§ **REQUIREMENT**: Leave out the pictures, and retype only the lines from the beginning of the material through the line that contains "90, 90, 0];", including both.

§ **RECORDED DATA**:
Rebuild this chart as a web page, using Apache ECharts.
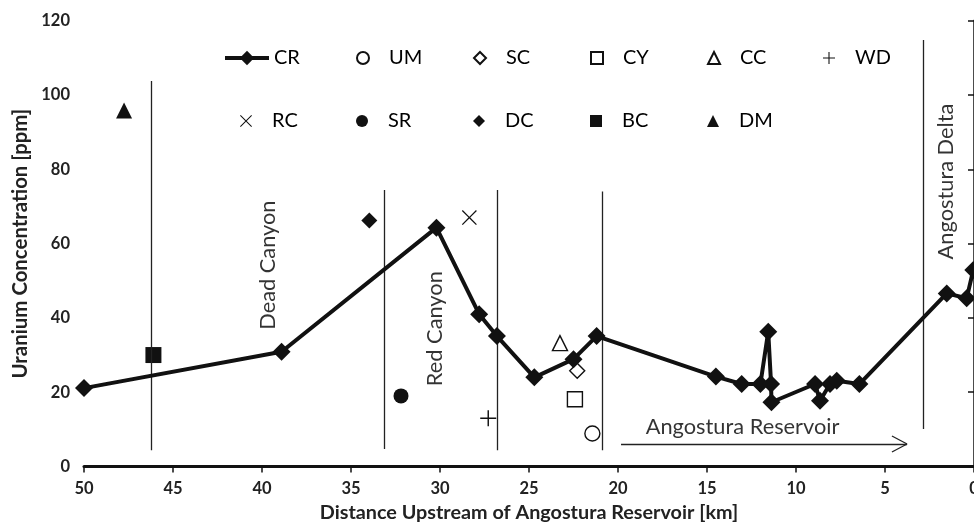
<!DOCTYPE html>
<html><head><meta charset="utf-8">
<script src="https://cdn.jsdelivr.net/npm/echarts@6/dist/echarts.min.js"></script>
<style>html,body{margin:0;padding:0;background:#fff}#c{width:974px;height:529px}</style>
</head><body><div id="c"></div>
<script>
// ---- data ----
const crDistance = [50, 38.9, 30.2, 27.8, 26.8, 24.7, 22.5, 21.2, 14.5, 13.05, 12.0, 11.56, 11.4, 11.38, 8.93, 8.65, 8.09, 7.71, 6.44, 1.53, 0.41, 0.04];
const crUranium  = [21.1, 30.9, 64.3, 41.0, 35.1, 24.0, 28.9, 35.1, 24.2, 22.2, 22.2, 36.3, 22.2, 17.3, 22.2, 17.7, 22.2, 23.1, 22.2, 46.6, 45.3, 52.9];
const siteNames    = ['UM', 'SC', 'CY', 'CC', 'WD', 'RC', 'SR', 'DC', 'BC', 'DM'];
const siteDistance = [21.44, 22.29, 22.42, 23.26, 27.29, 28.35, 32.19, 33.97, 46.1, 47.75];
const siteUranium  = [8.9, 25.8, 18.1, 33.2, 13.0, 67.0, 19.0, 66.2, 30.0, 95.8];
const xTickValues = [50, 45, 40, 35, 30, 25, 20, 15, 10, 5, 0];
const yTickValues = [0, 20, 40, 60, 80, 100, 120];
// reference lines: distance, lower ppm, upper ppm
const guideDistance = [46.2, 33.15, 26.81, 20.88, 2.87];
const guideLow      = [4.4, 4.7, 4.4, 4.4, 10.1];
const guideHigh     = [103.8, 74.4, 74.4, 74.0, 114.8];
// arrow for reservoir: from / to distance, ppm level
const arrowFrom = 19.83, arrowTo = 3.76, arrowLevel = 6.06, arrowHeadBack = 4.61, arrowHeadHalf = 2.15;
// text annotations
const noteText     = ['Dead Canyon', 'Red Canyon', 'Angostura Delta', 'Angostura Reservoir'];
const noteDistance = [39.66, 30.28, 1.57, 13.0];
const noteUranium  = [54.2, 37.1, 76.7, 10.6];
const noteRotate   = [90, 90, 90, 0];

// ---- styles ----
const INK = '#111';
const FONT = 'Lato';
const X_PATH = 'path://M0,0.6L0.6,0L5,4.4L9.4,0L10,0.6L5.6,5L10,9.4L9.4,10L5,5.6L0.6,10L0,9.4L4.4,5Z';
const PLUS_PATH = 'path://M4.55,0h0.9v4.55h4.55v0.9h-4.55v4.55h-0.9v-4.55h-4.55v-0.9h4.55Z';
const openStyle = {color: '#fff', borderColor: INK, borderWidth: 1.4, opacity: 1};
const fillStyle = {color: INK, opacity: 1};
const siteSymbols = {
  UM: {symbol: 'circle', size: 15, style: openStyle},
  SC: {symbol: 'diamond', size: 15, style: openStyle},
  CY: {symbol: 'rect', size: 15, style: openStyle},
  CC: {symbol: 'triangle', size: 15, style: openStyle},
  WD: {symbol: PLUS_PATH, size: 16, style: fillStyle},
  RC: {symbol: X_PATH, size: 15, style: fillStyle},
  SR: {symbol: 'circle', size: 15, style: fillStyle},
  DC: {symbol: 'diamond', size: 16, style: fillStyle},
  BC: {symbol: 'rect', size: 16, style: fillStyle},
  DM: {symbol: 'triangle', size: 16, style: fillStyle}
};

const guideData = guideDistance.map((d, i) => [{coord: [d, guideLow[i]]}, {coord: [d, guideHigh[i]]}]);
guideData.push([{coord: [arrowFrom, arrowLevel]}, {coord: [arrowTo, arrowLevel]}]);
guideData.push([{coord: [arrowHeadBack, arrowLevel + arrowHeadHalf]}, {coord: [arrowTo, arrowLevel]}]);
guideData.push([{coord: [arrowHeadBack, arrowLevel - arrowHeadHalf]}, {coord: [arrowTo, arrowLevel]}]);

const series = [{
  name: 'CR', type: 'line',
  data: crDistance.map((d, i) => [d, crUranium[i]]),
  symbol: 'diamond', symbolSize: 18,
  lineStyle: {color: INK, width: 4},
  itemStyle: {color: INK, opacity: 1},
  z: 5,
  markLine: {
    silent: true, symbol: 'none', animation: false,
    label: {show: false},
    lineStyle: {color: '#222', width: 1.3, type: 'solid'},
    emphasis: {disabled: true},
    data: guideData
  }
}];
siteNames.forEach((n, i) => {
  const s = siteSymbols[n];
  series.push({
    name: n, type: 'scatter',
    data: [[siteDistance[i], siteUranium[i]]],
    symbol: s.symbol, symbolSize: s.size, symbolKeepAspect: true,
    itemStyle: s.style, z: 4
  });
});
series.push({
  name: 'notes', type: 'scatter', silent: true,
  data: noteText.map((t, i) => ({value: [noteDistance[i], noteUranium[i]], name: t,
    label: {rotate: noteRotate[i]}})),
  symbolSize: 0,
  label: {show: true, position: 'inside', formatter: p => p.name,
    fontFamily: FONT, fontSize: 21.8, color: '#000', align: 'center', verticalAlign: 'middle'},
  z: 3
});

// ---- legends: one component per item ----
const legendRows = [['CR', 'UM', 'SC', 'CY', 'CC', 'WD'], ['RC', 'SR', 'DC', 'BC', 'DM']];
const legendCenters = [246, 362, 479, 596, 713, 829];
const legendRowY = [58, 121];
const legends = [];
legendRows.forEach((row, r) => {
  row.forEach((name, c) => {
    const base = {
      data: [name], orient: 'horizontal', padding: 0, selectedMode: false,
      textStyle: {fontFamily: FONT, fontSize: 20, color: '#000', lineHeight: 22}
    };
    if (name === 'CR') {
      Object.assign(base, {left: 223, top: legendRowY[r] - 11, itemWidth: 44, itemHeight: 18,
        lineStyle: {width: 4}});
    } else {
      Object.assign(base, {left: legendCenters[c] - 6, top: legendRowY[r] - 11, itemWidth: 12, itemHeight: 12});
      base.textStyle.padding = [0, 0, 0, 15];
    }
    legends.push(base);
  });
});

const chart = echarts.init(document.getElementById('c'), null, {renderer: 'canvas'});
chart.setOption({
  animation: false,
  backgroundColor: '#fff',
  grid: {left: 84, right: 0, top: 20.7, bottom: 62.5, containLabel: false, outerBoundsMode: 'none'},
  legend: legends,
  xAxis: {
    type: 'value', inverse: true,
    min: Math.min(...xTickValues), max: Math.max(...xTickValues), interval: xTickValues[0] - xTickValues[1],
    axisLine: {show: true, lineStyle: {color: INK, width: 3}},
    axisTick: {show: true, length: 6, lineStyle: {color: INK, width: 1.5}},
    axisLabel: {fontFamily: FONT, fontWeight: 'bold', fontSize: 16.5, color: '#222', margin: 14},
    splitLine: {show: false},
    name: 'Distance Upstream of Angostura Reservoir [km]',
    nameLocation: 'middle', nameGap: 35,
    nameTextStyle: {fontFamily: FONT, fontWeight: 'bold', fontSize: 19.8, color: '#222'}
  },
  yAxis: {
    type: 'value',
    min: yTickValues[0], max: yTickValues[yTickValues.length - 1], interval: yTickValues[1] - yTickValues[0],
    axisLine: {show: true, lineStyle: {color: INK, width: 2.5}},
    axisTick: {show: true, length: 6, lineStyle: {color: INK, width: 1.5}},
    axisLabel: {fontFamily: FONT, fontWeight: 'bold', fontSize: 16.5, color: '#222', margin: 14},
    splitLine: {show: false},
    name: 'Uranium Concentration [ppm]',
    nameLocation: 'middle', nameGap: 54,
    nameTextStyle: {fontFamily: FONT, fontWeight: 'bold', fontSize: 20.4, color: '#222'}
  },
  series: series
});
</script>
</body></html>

§ **OUTPUT FOR THIS TASK**:
Rebuild this chart as a web page, using Apache ECharts.
<!DOCTYPE html>
<html><head><meta charset="utf-8">
<script src="https://cdn.jsdelivr.net/npm/echarts@6/dist/echarts.min.js"></script>
<style>html,body{margin:0;padding:0;background:#fff}#c{width:974px;height:529px}</style>
</head><body><div id="c"></div>
<script>
// ---- data ----
const crDistance = [50, 38.9, 30.2, 27.8, 26.8, 24.7, 22.5, 21.2, 14.5, 13.05, 12.0, 11.56, 11.4, 11.38, 8.93, 8.65, 8.09, 7.71, 6.44, 1.53, 0.41, 0.04];
const crUranium  = [21.1, 30.9, 64.3, 41.0, 35.1, 24.0, 28.9, 35.1, 24.2, 22.2, 22.2, 36.3, 22.2, 17.3, 22.2, 17.7, 22.2, 23.1, 22.2, 46.6, 45.3, 52.9];
const siteNames    = ['UM', 'SC', 'CY', 'CC', 'WD', 'RC', 'SR', 'DC', 'BC', 'DM'];
const siteDistance = [21.44, 22.29, 22.42, 23.26, 27.29, 28.35, 32.19, 33.97, 46.1, 47.75];
const siteUranium  = [8.9, 25.8, 18.1, 33.2, 13.0, 67.0, 19.0, 66.2, 30.0, 95.8];
const xTickValues = [50, 45, 40, 35, 30, 25, 20, 15, 10, 5, 0];
const yTickValues = [0, 20, 40, 60, 80, 100, 120];
// reference lines: distance, lower ppm, upper ppm
const guideDistance = [46.2, 33.15, 26.81, 20.88, 2.87];
const guideLow      = [4.4, 4.7, 4.4, 4.4, 10.1];
const guideHigh     = [103.8, 74.4, 74.4, 74.0, 114.8];
// arrow for reservoir: from / to distance, ppm level
const arrowFrom = 19.83, arrowTo = 3.76, arrowLevel = 6.06, arrowHeadBack = 4.61, arrowHeadHalf = 2.15;
// text annotations
const noteText     = ['Dead Canyon', 'Red Canyon', 'Angostura Delta', 'Angostura Reservoir'];
const noteDistance = [39.66, 30.28, 1.57, 13.0];
const noteUranium  = [54.2, 37.1, 76.7, 10.6];
const noteRotate   = [90, 90, 90, 0];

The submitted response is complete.